Abstract

This paper investigates wake-up ID and protocol design for radio-on-demand (ROD) wireless LAN (WLAN) where wake-up radio is applied to access point (AP) in order to save energy consumed by WLAN. Each AP in ROD WLAN is transited to a sleep state when there is no associated user. A wake-up receiver installed into each AP is used to detect a wake-up signal transmitted by a station (STA) upon communications demands. Each STA specifies an AP to wake up by embedding ID of the target AP into the wake-up signal. In this paper, we propose a wake-up ID assignment and ID matching which can reduce the probability of false wake-up caused by bit errors over wireless channels. The proposed scheme generates wake-up ID of each AP based on ESSID in such a way that certain number of hamming distances is maintained among different wake-up IDs.
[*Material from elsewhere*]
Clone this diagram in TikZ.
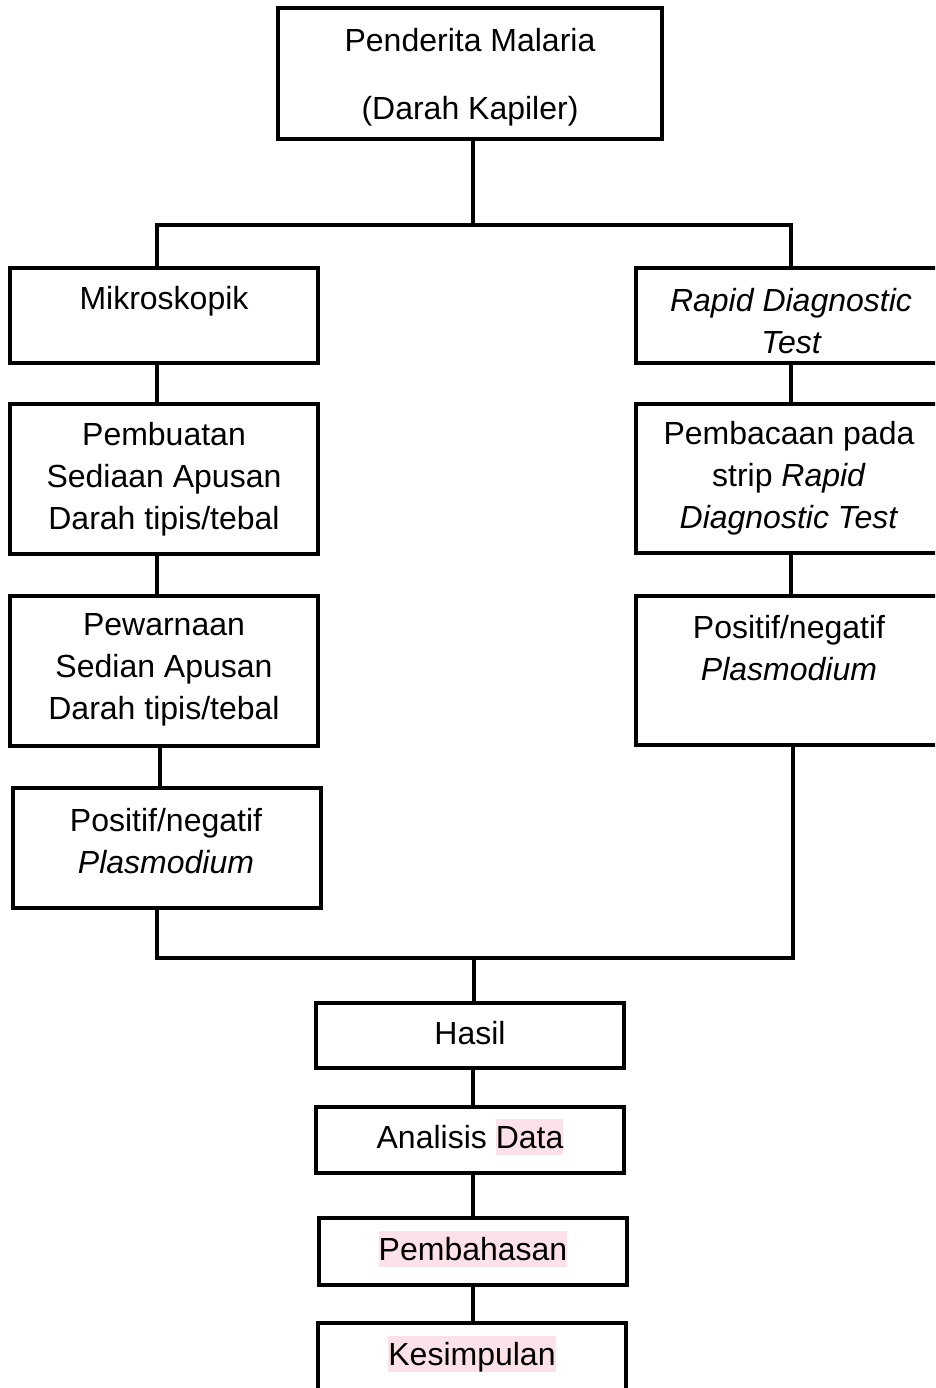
\documentclass[tikz,border=0pt]{standalone}
\usepackage{fontspec}
\setmainfont{Liberation Sans}
\definecolor{hl}{RGB}{253,225,232}
\newcommand{\hlt}[1]{{\setlength{\fboxsep}{0pt}\colorbox{hl}{\rule[-0.212em]{0pt}{1.117em}#1}}}
\begin{document}
\begin{tikzpicture}[x=1pt,y=-1pt,
  box/.style={draw, line width=3.5pt, rectangle, inner sep=0pt, outer sep=0pt, anchor=north west},
  txt/.style={font=\fontsize{32}{42}\selectfont, align=center, inner sep=0pt},
  conn/.style={line width=3.5pt}]
\useasboundingbox (0,0) rectangle (935,1388);
\clip (0,0) rectangle (935,1388);
% boxes
\node[box, minimum width=384pt, minimum height=131pt] (top) at (278,8) {};
\node[box, minimum width=308pt, minimum height=95pt] (mik) at (10,268) {};
\node[box, minimum width=310pt, minimum height=95pt] (rdt) at (636,268) {};
\node[box, minimum width=308pt, minimum height=150pt] (buat) at (10,404) {};
\node[box, minimum width=308pt, minimum height=150pt] (warna) at (10,596) {};
\node[box, minimum width=308pt, minimum height=120pt] (posL) at (13,788) {};
\node[box, minimum width=310pt, minimum height=149pt] (baca) at (636,404) {};
\node[box, minimum width=310pt, minimum height=149pt] (posR) at (636,596) {};
\node[box, minimum width=308pt, minimum height=65pt] (hasil) at (316,1003) {};
\node[box, minimum width=308pt, minimum height=66pt] (anal) at (316,1107) {};
\node[box, minimum width=308pt, minimum height=67pt] (bahas) at (319,1218) {};
\node[box, minimum width=308pt, minimum height=100pt] (simpul) at (318,1323) {};
% texts
\node[txt, font=\fontsize{32}{68}\selectfont] (ttop) at (470,77) {Penderita Malaria\\(Darah Kapiler)};
\node[txt] (tmik) at (164,301) {Mikroskopik};
\node[txt] (trdt) at (791,321) {\itshape Rapid Diagnostic\\\itshape Test};
\node[txt] (tbuat) at (164,479) {Pembuatan\\Sediaan Apusan\\Darah tipis/tebal};
\node[txt] (twarna) at (164,670) {Pewarnaan\\Sedian Apusan\\Darah tipis/tebal};
\node[txt] (tposL) at (166,841) {Positif/negatif\\\textit{Plasmodium}};
\node[txt] (tbaca) at (789,478) {Pembacaan pada\\strip \textit{Rapid}\\\textit{Diagnostic Test}};
\node[txt] (tposR) at (789,648) {Positif/negatif\\\textit{Plasmodium}};
\node[txt] (thasil) at (470,1033) {Hasil};
\node[txt] (tanal) at (470,1137) {Analisis \hlt{Data}};
\node[txt] (tbahas) at (473,1249) {\hlt{Pembahasan}};
\node[txt] (tsimpul) at (472,1354) {\hlt{Kesimpulan}};
% guide coordinates
\coordinate (cL) at (157,0);
\coordinate (cR) at (791,0);
\coordinate (cR2) at (793,0);
\coordinate (cM) at (473,0);
\coordinate (j1) at (473,225);
\coordinate (j2) at (474,958);
% connectors
\draw[conn] (j1 |- top.south) -- (j1);
\draw[conn] (cL |- mik.north) -- (cL |- j1) -- (cR |- j1) -- (cR |- rdt.north);
\draw[conn] (cL |- mik.south) -- (cL |- buat.north);
\draw[conn] (cL |- buat.south) -- (cL |- warna.north);
\draw[conn] (160,0 |- warna.south) -- (160,0 |- posL.north);
\draw[conn] (cR |- rdt.south) -- (cR |- baca.north);
\draw[conn] (cR |- baca.south) -- (cR |- posR.north);
\draw[conn] (cL |- posL.south) -- (cL |- j2) -- (cR2 |- j2) -- (cR2 |- posR.south);
\draw[conn] (j2) -- (j2 |- hasil.north);
\draw[conn] (cM |- hasil.south) -- (cM |- anal.north);
\draw[conn] (cM |- anal.south) -- (cM |- bahas.north);
\draw[conn] (cM |- bahas.south) -- (cM |- simpul.north);
\end{tikzpicture}
\end{document}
The AP wakes up when the hamming distance between the received ID, possibly containing bit errors, and its assigned ID is less than a predetermined value. The numerical results obtained by theoretical analysis and computer simulation show that the proposed scheme can effectively reduce the false wake-up probabilities with short ID length and very simple operations at wake-up receivers. We also propose a wake-up protocol for ROD WLAN to reduce energy wastefully consumed by APs which are redundantly woken up with the proposed ID assignment/matching. Our simulation results show that ROD WLAN with the proposed protocol achieves much better energy-efficiency than ROD WLAN without the proposed protocol and WLAN without applying ROD technologies.